_Goal_
Exclude the pictures and reproduce the remaining data exactly as written.

:: Dataset section ::

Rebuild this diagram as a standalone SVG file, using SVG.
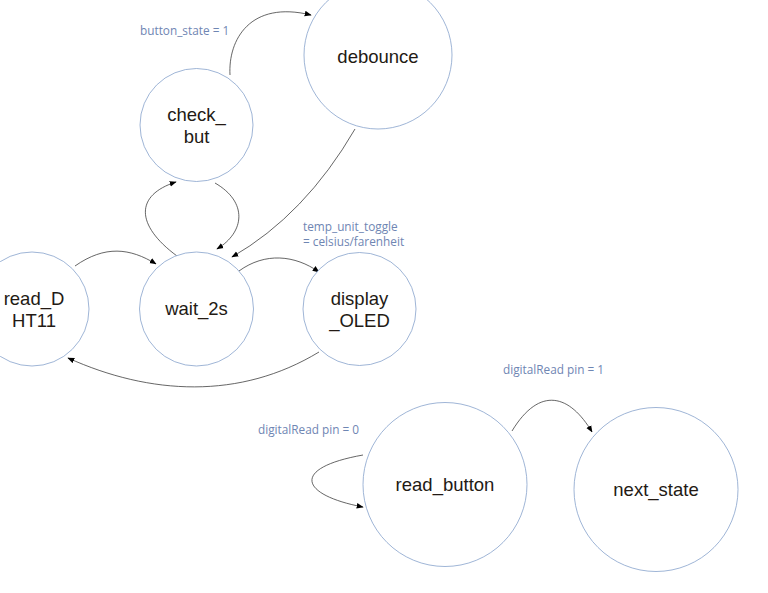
<svg xmlns="http://www.w3.org/2000/svg" width="768" height="593" viewBox="0 0 768 593">
<style>
.st{fill:#ffffff;stroke:#7f9cc8;stroke-width:0.75}
.nt{font-family:"Liberation Sans",Arial,sans-serif;font-size:18.5px;fill:#231a14;text-anchor:middle}
.lb{font-family:"Open Sans","Noto Sans",sans-serif;font-size:11.8px;fill:#6f86b3}
.ed{fill:none;stroke:#333333;stroke-width:0.75;marker-end:url(#ah)}
</style>
<defs>
<marker id="ah" viewBox="0 0 10 10" refX="9" refY="5" markerWidth="7" markerHeight="7" markerUnits="userSpaceOnUse" orient="auto">
<path d="M0,1 L10,5 L0,9 Z" fill="#000000"/>
</marker>
</defs>
<rect width="768" height="593" fill="#ffffff"/>
<g id="edges">
<path class="ed" d="M230,75 C228,40 250,0 311,15"/>
<path class="ed" d="M355,129 Q305,215 232,257"/>
<path class="ed" d="M177,256 C135,225 135,195 176,182"/>
<path class="ed" d="M215,183 C248,202 245,232 217,249"/>
<path class="ed" d="M75,266 C105,245 130,248 156,264"/>
<path class="ed" d="M239,271 C265,252 295,255 319,272"/>
<path class="ed" d="M319,352 C240,400 150,395 68,358"/>
<path class="ed" d="M363,455 C290,468 300,495 363,507"/>
<path class="ed" d="M512,431 C540,385 570,395 592,432"/>
</g>
<g id="labels">
<text class="lb" x="140" y="35">button_state = 1</text>
<text class="lb" x="303" y="231">temp_unit_toggle</text>
<text class="lb" x="303" y="246">= celsius/farenheit</text>
<text class="lb" x="503" y="374">digitalRead pin = 1</text>
<text class="lb" x="258" y="434">digitalRead pin = 0</text>
</g>
<g id="debounce">
<circle class="st" cx="378" cy="55" r="74"/>
<text class="nt" x="378" y="63">debounce</text>
</g>
<g id="check_but">
<circle class="st" cx="196.5" cy="125" r="56.5"/>
<text class="nt" x="196.5" y="121">check_</text>
<text class="nt" x="196.5" y="143">but</text>
</g>
<g id="read_DHT11">
<circle class="st" cx="32" cy="309" r="57"/>
<text class="nt" x="34" y="305">read_D</text>
<text class="nt" x="34" y="327">HT11</text>
</g>
<g id="wait_2s">
<circle class="st" cx="196.5" cy="309" r="57"/>
<text class="nt" x="196.5" y="315">wait_2s</text>
</g>
<g id="display_OLED">
<circle class="st" cx="359.5" cy="309" r="56.5"/>
<text class="nt" x="359.5" y="305">display</text>
<text class="nt" x="359.5" y="327">_OLED</text>
</g>
<g id="read_button">
<circle class="st" cx="445" cy="484.5" r="82"/>
<text class="nt" x="445" y="491">read_button</text>
</g>
<g id="next_state">
<circle class="st" cx="656" cy="489.5" r="82"/>
<text class="nt" x="656" y="496">next_state</text>
</g>
</svg>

:::

_Solution to the problem_
Rebuild this diagram as a standalone SVG file, using SVG.
<svg xmlns="http://www.w3.org/2000/svg" width="768" height="593" viewBox="0 0 768 593">
<style>
.st{fill:#ffffff;stroke:#7f9cc8;stroke-width:0.75}
.nt{font-family:"Liberation Sans",Arial,sans-serif;font-size:18.5px;fill:#231a14;text-anchor:middle}
.lb{font-family:"Open Sans","Noto Sans",sans-serif;font-size:11.8px;fill:#6f86b3}
.ed{fill:none;stroke:#333333;stroke-width:0.75;marker-end:url(#ah)}
</style>
<defs>
<marker id="ah" viewBox="0 0 10 10" refX="9" refY="5" markerWidth="7" markerHeight="7" markerUnits="userSpaceOnUse" orient="auto">
<path d="M0,1 L10,5 L0,9 Z" fill="#000000"/>
</marker>
</defs>
<rect width="768" height="593" fill="#ffffff"/>
<g id="edges">
<path class="ed" d="M230,75 C228,40 250,0 311,15"/>
<path class="ed" d="M355,129 Q305,215 232,257"/>
<path class="ed" d="M177,256 C135,225 135,195 176,182"/>
<path class="ed" d="M215,183 C248,202 245,232 217,249"/>
<path class="ed" d="M75,266 C105,245 130,248 156,264"/>
<path class="ed" d="M239,271 C265,252 295,255 319,272"/>
<path class="ed" d="M319,352 C240,400 150,395 68,358"/>
<path class="ed" d="M363,455 C290,468 300,495 363,507"/>
<path class="ed" d="M512,431 C540,385 570,395 592,432"/>
</g>
<g id="labels">
<text class="lb" x="140" y="35">button_state = 1</text>
<text class="lb" x="303" y="231">temp_unit_toggle</text>
<text class="lb" x="303" y="246">= celsius/farenheit</text>
<text class="lb" x="503" y="374">digitalRead pin = 1</text>
<text class="lb" x="258" y="434">digitalRead pin = 0</text>
</g>
<g id="debounce">
<circle class="st" cx="378" cy="55" r="74"/>
<text class="nt" x="378" y="63">debounce</text>
</g>
<g id="check_but">
<circle class="st" cx="196.5" cy="125" r="56.5"/>
<text class="nt" x="196.5" y="121">check_</text>
<text class="nt" x="196.5" y="143">but</text>
</g>
<g id="read_DHT11">
<circle class="st" cx="32" cy="309" r="57"/>
<text class="nt" x="34" y="305">read_D</text>
<text class="nt" x="34" y="327">HT11</text>
</g>
<g id="wait_2s">
<circle class="st" cx="196.5" cy="309" r="57"/>
<text class="nt" x="196.5" y="315">wait_2s</text>
</g>
<g id="display_OLED">
<circle class="st" cx="359.5" cy="309" r="56.5"/>
<text class="nt" x="359.5" y="305">display</text>
<text class="nt" x="359.5" y="327">_OLED</text>
</g>
<g id="read_button">
<circle class="st" cx="445" cy="484.5" r="82"/>
<text class="nt" x="445" y="491">read_button</text>
</g>
<g id="next_state">
<circle class="st" cx="656" cy="489.5" r="82"/>
<text class="nt" x="656" y="496">next_state</text>
</g>
</svg>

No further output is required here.